## Recorded data
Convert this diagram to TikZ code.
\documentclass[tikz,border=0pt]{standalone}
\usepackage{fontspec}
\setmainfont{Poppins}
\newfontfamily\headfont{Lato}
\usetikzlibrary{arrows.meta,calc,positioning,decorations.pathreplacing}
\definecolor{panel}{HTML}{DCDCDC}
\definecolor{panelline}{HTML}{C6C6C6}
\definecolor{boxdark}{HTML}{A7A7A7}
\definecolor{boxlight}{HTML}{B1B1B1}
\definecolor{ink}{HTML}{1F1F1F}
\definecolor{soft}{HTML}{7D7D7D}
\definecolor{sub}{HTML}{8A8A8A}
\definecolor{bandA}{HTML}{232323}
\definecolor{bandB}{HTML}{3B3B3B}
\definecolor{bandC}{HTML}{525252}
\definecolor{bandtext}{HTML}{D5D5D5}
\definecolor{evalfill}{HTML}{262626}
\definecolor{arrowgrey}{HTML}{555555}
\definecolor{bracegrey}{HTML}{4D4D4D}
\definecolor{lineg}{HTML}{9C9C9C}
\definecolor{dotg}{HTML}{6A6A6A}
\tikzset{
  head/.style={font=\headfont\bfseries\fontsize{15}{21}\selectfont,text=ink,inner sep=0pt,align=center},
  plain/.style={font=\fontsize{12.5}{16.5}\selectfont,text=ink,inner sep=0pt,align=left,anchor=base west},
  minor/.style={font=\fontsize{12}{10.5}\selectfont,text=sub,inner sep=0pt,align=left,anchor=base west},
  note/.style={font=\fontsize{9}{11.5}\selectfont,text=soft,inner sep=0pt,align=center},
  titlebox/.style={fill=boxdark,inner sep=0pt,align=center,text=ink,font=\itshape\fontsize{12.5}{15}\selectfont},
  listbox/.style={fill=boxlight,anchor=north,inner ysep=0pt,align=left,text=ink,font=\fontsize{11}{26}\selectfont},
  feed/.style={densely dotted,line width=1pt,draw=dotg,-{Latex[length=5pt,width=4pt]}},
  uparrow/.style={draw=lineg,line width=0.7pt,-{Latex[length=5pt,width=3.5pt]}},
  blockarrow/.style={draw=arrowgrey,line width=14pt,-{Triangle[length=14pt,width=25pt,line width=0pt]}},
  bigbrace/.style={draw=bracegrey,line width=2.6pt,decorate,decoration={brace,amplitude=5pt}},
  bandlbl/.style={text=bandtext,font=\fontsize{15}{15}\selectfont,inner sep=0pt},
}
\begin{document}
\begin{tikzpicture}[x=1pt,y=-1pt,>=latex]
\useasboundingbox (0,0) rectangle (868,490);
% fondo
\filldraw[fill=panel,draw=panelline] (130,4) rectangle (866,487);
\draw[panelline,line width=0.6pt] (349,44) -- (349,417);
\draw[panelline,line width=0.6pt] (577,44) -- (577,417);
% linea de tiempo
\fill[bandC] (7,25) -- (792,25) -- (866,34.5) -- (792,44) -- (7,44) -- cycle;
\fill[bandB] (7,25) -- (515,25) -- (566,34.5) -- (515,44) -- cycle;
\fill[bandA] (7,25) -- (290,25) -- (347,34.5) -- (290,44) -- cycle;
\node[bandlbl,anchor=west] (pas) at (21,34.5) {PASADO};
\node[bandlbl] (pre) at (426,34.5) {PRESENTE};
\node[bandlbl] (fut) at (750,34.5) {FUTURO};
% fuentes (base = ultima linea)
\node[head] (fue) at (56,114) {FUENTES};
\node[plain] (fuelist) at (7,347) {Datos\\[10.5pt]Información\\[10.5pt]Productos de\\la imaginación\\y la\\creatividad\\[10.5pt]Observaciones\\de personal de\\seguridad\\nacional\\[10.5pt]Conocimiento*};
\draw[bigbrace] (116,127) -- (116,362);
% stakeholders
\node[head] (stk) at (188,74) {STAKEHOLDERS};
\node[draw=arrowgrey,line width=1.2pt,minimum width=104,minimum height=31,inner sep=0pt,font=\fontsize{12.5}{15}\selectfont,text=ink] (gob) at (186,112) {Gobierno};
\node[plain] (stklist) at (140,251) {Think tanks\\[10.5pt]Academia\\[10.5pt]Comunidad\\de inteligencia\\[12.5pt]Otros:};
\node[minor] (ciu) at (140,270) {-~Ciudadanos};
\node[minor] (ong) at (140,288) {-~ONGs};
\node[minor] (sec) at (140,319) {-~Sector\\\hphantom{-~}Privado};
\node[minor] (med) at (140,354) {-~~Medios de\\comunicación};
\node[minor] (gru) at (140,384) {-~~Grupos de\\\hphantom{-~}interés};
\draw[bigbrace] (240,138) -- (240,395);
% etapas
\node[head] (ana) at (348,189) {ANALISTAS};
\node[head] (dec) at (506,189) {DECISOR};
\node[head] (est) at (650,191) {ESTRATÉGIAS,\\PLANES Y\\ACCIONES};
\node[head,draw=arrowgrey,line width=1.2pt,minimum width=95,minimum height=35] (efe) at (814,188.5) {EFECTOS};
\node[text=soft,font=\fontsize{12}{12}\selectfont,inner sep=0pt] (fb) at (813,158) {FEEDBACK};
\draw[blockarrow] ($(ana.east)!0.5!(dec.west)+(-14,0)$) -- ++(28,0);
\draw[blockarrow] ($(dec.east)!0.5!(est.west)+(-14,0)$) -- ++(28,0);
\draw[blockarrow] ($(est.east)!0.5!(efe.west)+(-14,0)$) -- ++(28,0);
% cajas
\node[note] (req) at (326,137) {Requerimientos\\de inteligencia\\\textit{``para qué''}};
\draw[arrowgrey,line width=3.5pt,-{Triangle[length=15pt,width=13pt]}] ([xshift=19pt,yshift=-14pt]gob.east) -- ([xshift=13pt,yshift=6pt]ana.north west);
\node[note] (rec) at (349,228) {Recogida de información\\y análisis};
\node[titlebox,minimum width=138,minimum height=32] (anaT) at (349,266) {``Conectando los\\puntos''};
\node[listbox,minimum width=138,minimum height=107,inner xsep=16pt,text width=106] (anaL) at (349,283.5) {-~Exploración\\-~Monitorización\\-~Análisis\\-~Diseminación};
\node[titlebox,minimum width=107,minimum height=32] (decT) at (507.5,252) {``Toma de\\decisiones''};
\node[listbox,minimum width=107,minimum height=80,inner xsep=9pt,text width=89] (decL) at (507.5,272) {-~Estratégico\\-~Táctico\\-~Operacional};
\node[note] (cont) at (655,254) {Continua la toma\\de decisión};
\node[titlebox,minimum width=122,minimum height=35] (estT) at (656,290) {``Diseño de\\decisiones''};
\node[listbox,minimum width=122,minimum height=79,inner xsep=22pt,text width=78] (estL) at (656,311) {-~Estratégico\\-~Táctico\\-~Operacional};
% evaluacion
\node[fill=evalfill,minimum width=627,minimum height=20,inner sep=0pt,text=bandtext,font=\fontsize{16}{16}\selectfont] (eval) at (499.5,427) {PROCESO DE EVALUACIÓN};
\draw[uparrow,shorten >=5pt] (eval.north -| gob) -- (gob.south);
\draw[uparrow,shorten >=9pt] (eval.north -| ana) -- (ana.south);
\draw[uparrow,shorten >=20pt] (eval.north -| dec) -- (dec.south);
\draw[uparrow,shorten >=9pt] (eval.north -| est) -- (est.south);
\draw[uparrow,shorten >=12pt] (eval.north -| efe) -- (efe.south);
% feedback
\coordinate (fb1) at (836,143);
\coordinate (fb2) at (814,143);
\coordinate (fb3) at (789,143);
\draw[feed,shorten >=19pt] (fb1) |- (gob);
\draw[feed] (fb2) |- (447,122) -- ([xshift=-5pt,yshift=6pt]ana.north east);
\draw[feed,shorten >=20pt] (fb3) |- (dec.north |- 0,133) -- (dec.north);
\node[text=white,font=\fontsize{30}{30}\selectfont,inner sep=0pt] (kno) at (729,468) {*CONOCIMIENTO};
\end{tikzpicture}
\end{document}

## Task prompt
Set every line of the listing down word for word.

## Full response
Convert this diagram to TikZ code.
\documentclass[tikz,border=0pt]{standalone}
\usepackage{fontspec}
\setmainfont{Poppins}
\newfontfamily\headfont{Lato}
\usetikzlibrary{arrows.meta,calc,positioning,decorations.pathreplacing}
\definecolor{panel}{HTML}{DCDCDC}
\definecolor{panelline}{HTML}{C6C6C6}
\definecolor{boxdark}{HTML}{A7A7A7}
\definecolor{boxlight}{HTML}{B1B1B1}
\definecolor{ink}{HTML}{1F1F1F}
\definecolor{soft}{HTML}{7D7D7D}
\definecolor{sub}{HTML}{8A8A8A}
\definecolor{bandA}{HTML}{232323}
\definecolor{bandB}{HTML}{3B3B3B}
\definecolor{bandC}{HTML}{525252}
\definecolor{bandtext}{HTML}{D5D5D5}
\definecolor{evalfill}{HTML}{262626}
\definecolor{arrowgrey}{HTML}{555555}
\definecolor{bracegrey}{HTML}{4D4D4D}
\definecolor{lineg}{HTML}{9C9C9C}
\definecolor{dotg}{HTML}{6A6A6A}
\tikzset{
  head/.style={font=\headfont\bfseries\fontsize{15}{21}\selectfont,text=ink,inner sep=0pt,align=center},
  plain/.style={font=\fontsize{12.5}{16.5}\selectfont,text=ink,inner sep=0pt,align=left,anchor=base west},
  minor/.style={font=\fontsize{12}{10.5}\selectfont,text=sub,inner sep=0pt,align=left,anchor=base west},
  note/.style={font=\fontsize{9}{11.5}\selectfont,text=soft,inner sep=0pt,align=center},
  titlebox/.style={fill=boxdark,inner sep=0pt,align=center,text=ink,font=\itshape\fontsize{12.5}{15}\selectfont},
  listbox/.style={fill=boxlight,anchor=north,inner ysep=0pt,align=left,text=ink,font=\fontsize{11}{26}\selectfont},
  feed/.style={densely dotted,line width=1pt,draw=dotg,-{Latex[length=5pt,width=4pt]}},
  uparrow/.style={draw=lineg,line width=0.7pt,-{Latex[length=5pt,width=3.5pt]}},
  blockarrow/.style={draw=arrowgrey,line width=14pt,-{Triangle[length=14pt,width=25pt,line width=0pt]}},
  bigbrace/.style={draw=bracegrey,line width=2.6pt,decorate,decoration={brace,amplitude=5pt}},
  bandlbl/.style={text=bandtext,font=\fontsize{15}{15}\selectfont,inner sep=0pt},
}
\begin{document}
\begin{tikzpicture}[x=1pt,y=-1pt,>=latex]
\useasboundingbox (0,0) rectangle (868,490);
% fondo
\filldraw[fill=panel,draw=panelline] (130,4) rectangle (866,487);
\draw[panelline,line width=0.6pt] (349,44) -- (349,417);
\draw[panelline,line width=0.6pt] (577,44) -- (577,417);
% linea de tiempo
\fill[bandC] (7,25) -- (792,25) -- (866,34.5) -- (792,44) -- (7,44) -- cycle;
\fill[bandB] (7,25) -- (515,25) -- (566,34.5) -- (515,44) -- cycle;
\fill[bandA] (7,25) -- (290,25) -- (347,34.5) -- (290,44) -- cycle;
\node[bandlbl,anchor=west] (pas) at (21,34.5) {PASADO};
\node[bandlbl] (pre) at (426,34.5) {PRESENTE};
\node[bandlbl] (fut) at (750,34.5) {FUTURO};
% fuentes (base = ultima linea)
\node[head] (fue) at (56,114) {FUENTES};
\node[plain] (fuelist) at (7,347) {Datos\\[10.5pt]Información\\[10.5pt]Productos de\\la imaginación\\y la\\creatividad\\[10.5pt]Observaciones\\de personal de\\seguridad\\nacional\\[10.5pt]Conocimiento*};
\draw[bigbrace] (116,127) -- (116,362);
% stakeholders
\node[head] (stk) at (188,74) {STAKEHOLDERS};
\node[draw=arrowgrey,line width=1.2pt,minimum width=104,minimum height=31,inner sep=0pt,font=\fontsize{12.5}{15}\selectfont,text=ink] (gob) at (186,112) {Gobierno};
\node[plain] (stklist) at (140,251) {Think tanks\\[10.5pt]Academia\\[10.5pt]Comunidad\\de inteligencia\\[12.5pt]Otros:};
\node[minor] (ciu) at (140,270) {-~Ciudadanos};
\node[minor] (ong) at (140,288) {-~ONGs};
\node[minor] (sec) at (140,319) {-~Sector\\\hphantom{-~}Privado};
\node[minor] (med) at (140,354) {-~~Medios de\\comunicación};
\node[minor] (gru) at (140,384) {-~~Grupos de\\\hphantom{-~}interés};
\draw[bigbrace] (240,138) -- (240,395);
% etapas
\node[head] (ana) at (348,189) {ANALISTAS};
\node[head] (dec) at (506,189) {DECISOR};
\node[head] (est) at (650,191) {ESTRATÉGIAS,\\PLANES Y\\ACCIONES};
\node[head,draw=arrowgrey,line width=1.2pt,minimum width=95,minimum height=35] (efe) at (814,188.5) {EFECTOS};
\node[text=soft,font=\fontsize{12}{12}\selectfont,inner sep=0pt] (fb) at (813,158) {FEEDBACK};
\draw[blockarrow] ($(ana.east)!0.5!(dec.west)+(-14,0)$) -- ++(28,0);
\draw[blockarrow] ($(dec.east)!0.5!(est.west)+(-14,0)$) -- ++(28,0);
\draw[blockarrow] ($(est.east)!0.5!(efe.west)+(-14,0)$) -- ++(28,0);
% cajas
\node[note] (req) at (326,137) {Requerimientos\\de inteligencia\\\textit{``para qué''}};
\draw[arrowgrey,line width=3.5pt,-{Triangle[length=15pt,width=13pt]}] ([xshift=19pt,yshift=-14pt]gob.east) -- ([xshift=13pt,yshift=6pt]ana.north west);
\node[note] (rec) at (349,228) {Recogida de información\\y análisis};
\node[titlebox,minimum width=138,minimum height=32] (anaT) at (349,266) {``Conectando los\\puntos''};
\node[listbox,minimum width=138,minimum height=107,inner xsep=16pt,text width=106] (anaL) at (349,283.5) {-~Exploración\\-~Monitorización\\-~Análisis\\-~Diseminación};
\node[titlebox,minimum width=107,minimum height=32] (decT) at (507.5,252) {``Toma de\\decisiones''};
\node[listbox,minimum width=107,minimum height=80,inner xsep=9pt,text width=89] (decL) at (507.5,272) {-~Estratégico\\-~Táctico\\-~Operacional};
\node[note] (cont) at (655,254) {Continua la toma\\de decisión};
\node[titlebox,minimum width=122,minimum height=35] (estT) at (656,290) {``Diseño de\\decisiones''};
\node[listbox,minimum width=122,minimum height=79,inner xsep=22pt,text width=78] (estL) at (656,311) {-~Estratégico\\-~Táctico\\-~Operacional};
% evaluacion
\node[fill=evalfill,minimum width=627,minimum height=20,inner sep=0pt,text=bandtext,font=\fontsize{16}{16}\selectfont] (eval) at (499.5,427) {PROCESO DE EVALUACIÓN};
\draw[uparrow,shorten >=5pt] (eval.north -| gob) -- (gob.south);
\draw[uparrow,shorten >=9pt] (eval.north -| ana) -- (ana.south);
\draw[uparrow,shorten >=20pt] (eval.north -| dec) -- (dec.south);
\draw[uparrow,shorten >=9pt] (eval.north -| est) -- (est.south);
\draw[uparrow,shorten >=12pt] (eval.north -| efe) -- (efe.south);
% feedback
\coordinate (fb1) at (836,143);
\coordinate (fb2) at (814,143);
\coordinate (fb3) at (789,143);
\draw[feed,shorten >=19pt] (fb1) |- (gob);
\draw[feed] (fb2) |- (447,122) -- ([xshift=-5pt,yshift=6pt]ana.north east);
\draw[feed,shorten >=20pt] (fb3) |- (dec.north |- 0,133) -- (dec.north);
\node[text=white,font=\fontsize{30}{30}\selectfont,inner sep=0pt] (kno) at (729,468) {*CONOCIMIENTO};
\end{tikzpicture}
\end{document}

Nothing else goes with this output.